## WRITTEN REQUEST
Quote exactly the lines from the line containing "Emit a Python" to the line containing "counts = [4, 23, 17, 13, 3]", both lines included, please, and nothing more.

Charts and diagrams as code
※ ※ ※

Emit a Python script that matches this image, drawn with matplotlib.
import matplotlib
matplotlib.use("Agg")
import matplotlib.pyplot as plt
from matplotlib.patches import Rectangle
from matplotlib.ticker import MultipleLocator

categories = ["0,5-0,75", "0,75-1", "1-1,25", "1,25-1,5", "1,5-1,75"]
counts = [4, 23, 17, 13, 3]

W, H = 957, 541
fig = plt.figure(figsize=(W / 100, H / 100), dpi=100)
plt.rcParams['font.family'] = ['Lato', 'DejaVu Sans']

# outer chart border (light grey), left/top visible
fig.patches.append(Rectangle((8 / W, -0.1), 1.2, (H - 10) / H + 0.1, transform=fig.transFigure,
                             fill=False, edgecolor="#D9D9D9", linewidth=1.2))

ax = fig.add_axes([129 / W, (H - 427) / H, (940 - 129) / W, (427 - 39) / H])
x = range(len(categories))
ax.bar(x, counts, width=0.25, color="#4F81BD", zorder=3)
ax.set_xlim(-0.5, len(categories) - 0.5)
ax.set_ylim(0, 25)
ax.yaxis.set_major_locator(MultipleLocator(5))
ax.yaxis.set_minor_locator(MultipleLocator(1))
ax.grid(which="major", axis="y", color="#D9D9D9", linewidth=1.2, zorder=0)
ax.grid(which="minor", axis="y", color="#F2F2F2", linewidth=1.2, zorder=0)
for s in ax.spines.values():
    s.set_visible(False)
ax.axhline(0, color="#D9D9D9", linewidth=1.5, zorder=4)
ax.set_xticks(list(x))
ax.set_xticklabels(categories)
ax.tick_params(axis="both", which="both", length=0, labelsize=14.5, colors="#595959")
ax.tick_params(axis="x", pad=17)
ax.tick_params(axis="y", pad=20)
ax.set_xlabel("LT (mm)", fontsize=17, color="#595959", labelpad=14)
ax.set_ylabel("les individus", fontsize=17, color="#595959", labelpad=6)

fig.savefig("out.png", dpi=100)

※ ※ ※

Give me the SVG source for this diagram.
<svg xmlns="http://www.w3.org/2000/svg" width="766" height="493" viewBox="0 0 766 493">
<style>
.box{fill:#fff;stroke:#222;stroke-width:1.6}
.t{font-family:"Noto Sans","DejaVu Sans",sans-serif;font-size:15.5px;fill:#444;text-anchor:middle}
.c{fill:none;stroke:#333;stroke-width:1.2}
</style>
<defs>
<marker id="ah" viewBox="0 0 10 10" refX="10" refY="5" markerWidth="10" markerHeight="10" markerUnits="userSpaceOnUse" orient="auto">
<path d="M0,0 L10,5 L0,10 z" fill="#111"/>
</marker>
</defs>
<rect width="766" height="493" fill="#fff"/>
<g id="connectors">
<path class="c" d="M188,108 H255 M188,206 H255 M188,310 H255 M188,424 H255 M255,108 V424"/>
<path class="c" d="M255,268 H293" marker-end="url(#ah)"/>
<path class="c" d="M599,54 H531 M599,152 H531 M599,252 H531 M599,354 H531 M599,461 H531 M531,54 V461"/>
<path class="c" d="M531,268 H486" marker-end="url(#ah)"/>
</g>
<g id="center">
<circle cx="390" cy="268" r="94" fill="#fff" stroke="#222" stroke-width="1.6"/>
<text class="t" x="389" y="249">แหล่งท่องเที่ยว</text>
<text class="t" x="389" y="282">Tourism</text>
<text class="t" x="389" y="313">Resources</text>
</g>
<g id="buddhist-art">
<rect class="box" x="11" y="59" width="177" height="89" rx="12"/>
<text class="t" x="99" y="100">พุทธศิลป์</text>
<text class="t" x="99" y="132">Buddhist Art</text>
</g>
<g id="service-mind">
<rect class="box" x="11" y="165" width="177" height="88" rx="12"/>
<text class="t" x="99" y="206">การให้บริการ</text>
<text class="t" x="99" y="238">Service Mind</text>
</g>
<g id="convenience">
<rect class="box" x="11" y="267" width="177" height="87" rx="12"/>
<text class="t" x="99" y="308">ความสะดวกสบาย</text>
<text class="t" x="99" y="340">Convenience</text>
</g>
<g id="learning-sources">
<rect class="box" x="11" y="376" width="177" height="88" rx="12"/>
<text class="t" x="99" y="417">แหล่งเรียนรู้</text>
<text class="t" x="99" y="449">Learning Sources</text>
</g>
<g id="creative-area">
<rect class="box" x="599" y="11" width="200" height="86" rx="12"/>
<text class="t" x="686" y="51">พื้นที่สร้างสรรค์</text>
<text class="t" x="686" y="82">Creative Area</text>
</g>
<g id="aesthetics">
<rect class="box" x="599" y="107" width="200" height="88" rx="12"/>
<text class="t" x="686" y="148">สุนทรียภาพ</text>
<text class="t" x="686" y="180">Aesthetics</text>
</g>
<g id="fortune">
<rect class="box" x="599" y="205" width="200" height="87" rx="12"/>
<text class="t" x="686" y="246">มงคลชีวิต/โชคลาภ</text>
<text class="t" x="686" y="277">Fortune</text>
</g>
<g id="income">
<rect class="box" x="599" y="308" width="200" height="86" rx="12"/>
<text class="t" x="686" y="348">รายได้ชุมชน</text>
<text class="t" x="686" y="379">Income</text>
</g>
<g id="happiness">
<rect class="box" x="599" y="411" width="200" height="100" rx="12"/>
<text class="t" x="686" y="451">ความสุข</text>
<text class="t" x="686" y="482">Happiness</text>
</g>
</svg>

※ ※ ※

## SOLUTION TO THE PROBLEM
Emit a Python script that matches this image, drawn with matplotlib.
import matplotlib
matplotlib.use("Agg")
import matplotlib.pyplot as plt
from matplotlib.patches import Rectangle
from matplotlib.ticker import MultipleLocator

categories = ["0,5-0,75", "0,75-1", "1-1,25", "1,25-1,5", "1,5-1,75"]
counts = [4, 23, 17, 13, 3]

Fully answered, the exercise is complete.